Miércoles, 24 de agosto de 2016 | Hoy
Por Evelyn Arach
Calle Olof Palme va quedando desierta, la corta avenida que albergó a diez mil quinientos atletas de todo el mundo con sus preparadores físicos, entrenadores y médicos ya no despierta con el trajinar incesante de las delegaciones. Ya no existe casi el murmullo poliglota de los chinos acomodando su valijas y los holandeses riendo y sacando fotos y los yankies llegando con un despliegue de equipaje apabullante. Tampoco deambulan por aquí los paparazzis y camarógrafos, los extraños con sonrisa de niños que intercambian pins de olimpíadas anteriores, ni los soldados erguidos con sus ametralladoras apuntando a todos.

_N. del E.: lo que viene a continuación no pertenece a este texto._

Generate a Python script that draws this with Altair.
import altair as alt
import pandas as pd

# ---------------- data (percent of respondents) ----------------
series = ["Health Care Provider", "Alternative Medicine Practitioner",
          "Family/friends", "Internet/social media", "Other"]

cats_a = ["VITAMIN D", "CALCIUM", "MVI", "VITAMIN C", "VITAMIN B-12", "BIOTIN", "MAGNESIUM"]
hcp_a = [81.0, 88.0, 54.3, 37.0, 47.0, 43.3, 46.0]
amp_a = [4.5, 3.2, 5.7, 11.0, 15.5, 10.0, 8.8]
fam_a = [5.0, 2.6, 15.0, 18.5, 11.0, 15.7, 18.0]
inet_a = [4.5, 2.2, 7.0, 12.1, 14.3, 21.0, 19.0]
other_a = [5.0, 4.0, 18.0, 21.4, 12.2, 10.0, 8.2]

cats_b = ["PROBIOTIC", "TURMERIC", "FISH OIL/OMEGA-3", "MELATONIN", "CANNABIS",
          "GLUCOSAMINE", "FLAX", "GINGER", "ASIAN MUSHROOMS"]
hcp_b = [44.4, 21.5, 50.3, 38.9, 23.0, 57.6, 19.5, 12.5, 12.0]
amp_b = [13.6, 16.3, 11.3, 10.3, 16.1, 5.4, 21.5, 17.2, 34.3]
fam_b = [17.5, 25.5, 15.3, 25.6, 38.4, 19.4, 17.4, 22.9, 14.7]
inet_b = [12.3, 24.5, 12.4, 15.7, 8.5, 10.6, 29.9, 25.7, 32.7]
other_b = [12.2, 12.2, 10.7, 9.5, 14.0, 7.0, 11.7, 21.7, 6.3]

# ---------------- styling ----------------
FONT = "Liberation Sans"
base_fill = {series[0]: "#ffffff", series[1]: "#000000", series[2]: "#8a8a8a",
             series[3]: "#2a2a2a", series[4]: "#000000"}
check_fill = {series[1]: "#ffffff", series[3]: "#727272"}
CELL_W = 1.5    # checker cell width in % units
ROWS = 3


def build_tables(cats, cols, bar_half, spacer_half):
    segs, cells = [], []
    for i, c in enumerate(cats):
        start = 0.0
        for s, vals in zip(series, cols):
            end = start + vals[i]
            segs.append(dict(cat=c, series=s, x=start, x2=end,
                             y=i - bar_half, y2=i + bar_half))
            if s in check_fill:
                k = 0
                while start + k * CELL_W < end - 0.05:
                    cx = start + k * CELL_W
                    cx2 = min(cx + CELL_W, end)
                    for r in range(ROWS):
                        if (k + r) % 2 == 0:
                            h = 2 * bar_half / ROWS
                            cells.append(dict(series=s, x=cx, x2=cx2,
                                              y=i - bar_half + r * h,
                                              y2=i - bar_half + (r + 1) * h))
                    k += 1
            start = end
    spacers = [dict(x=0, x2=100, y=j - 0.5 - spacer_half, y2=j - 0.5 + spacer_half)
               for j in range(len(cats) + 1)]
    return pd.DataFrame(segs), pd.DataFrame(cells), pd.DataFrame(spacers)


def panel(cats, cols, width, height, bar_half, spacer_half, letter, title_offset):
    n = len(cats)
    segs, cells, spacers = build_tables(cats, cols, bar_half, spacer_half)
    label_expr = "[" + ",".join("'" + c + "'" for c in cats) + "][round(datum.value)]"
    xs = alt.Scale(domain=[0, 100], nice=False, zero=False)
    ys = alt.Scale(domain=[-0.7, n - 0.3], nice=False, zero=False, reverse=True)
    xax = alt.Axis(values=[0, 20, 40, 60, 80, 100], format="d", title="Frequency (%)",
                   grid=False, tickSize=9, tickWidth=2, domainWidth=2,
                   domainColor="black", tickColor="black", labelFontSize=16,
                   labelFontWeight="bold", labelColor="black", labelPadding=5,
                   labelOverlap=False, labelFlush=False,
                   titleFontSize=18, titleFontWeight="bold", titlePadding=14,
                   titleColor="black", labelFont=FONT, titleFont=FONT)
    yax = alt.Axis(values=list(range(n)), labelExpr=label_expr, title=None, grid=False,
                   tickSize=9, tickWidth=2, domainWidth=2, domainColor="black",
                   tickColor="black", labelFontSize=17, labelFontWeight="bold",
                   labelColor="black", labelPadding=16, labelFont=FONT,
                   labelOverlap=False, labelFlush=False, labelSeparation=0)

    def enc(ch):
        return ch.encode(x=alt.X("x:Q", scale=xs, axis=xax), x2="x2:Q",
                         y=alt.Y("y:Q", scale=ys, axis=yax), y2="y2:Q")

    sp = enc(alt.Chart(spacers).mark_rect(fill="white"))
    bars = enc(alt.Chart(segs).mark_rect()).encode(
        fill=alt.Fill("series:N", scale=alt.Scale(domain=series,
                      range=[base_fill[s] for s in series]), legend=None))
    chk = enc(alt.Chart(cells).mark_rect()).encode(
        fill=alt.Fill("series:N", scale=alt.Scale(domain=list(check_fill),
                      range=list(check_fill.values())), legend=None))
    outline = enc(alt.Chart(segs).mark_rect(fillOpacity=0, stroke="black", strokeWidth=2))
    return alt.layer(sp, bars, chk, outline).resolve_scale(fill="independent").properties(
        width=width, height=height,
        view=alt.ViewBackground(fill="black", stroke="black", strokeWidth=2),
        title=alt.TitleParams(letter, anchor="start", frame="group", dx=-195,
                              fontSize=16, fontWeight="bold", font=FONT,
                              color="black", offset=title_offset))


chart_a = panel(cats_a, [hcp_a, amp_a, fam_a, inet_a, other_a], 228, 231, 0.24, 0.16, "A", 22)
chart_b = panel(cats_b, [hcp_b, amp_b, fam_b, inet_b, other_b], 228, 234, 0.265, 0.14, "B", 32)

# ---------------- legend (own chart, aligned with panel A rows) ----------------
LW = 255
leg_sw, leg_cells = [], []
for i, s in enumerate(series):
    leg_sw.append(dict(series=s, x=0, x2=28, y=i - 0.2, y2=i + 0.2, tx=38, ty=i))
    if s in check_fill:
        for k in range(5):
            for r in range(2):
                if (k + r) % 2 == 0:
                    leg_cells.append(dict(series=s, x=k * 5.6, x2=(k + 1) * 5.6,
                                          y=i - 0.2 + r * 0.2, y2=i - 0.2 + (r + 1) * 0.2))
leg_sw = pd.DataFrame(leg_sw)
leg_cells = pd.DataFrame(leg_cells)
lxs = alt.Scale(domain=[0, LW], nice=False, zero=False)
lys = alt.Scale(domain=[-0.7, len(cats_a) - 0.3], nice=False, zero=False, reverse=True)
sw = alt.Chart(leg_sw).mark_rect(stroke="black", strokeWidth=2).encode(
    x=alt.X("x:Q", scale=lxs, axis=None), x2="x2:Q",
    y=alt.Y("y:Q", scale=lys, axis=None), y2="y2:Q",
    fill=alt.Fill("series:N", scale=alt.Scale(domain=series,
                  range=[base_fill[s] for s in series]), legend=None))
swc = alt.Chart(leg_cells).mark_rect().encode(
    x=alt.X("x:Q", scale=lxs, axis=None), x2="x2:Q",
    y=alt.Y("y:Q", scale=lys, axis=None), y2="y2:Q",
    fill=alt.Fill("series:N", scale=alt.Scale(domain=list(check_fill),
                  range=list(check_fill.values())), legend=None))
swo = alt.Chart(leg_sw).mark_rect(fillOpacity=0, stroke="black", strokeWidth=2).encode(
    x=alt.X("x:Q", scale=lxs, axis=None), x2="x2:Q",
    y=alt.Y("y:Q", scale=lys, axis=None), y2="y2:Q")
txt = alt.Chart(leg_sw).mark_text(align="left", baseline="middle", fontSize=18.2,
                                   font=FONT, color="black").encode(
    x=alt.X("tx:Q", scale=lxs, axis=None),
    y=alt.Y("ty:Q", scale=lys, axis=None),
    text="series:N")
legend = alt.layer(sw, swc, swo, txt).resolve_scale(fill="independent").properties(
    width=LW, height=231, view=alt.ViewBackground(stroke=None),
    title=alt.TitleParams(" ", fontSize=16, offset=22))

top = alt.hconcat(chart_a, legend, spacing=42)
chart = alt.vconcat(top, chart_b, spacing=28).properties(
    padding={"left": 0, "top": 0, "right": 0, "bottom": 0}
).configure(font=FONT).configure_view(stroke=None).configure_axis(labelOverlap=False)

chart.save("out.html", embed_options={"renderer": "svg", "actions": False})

Calle Olof Palme, vuelve a ser una calle más, entre tantas otras de esta ciudad enorme y laberíntica que es Rio de Janeiro. Y es en este punto en el que la calle se parece a algunos de esos hombres y mujeres estrellas del deporte olímpico, a los que irremediablemente más temprano que tarde, les gana el olvido. Pese a los maratónicos entrenamientos, a las horas sin sueño, a las dietas estrictas y los arengadores que los ayudan a vencer sus propios límites hasta subir a un podio para lograr el sueño máximo: una medalla olímpica.

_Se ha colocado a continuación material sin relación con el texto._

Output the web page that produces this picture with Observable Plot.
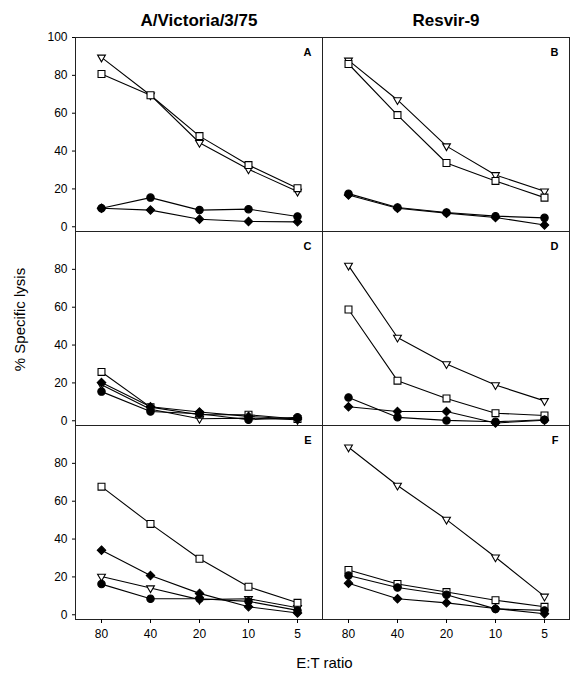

Una medalla que les abre las compuertas de la gloria, que les resignifica el sacrificio anatómico y emocional lacerante, que muchas veces enfrentan quienes realizan deportes de alto rendimiento, quienes deciden ser atletas, y con ello resignan la comodidad de comer y beber y dormir cuando les dé la gana, la cotidianeidad de estar cerca de los afectos... porque las competencias los convierten en trotamundos, siempre concentrados, disciplinados. Soñando y elucubrando triunfos, que a veces se convierten en derrotas.
Y seguirán intentando mientras el cuerpo aguante. Seguirán alumbrando con las luces fugaces de los astros destinados a perecer y parpadear. Y otros vendrán después de ellos a soñar los mismos sueños. Aún no sabemos cuántos de esos miles de hombres y mujeres que llegaron a los Juegos Olímpicos Rio 2016, volverán a encontrarse. Los que se fueron cabizbajos, con las maletas vacías, a olvidar esa calle de derrotas, Olof Palme. Y quienes marcharon enhiestos, con sus medallas nuevas, a disfrutan de la gloria inmortal que les reserva la vida por un rato. Todos en algo se parecen. Y en esa tenue luz que emanan, la vida se explica a sí misma.
Porque en el silencio que envuelve hoy a la Avenida Olof Palme de Río de Janeiro, en esa mirada sin asombro que ahora prodiga cualquier extraño, se esconde el olvido que todos, con y sin luces, habremos de habitar un día.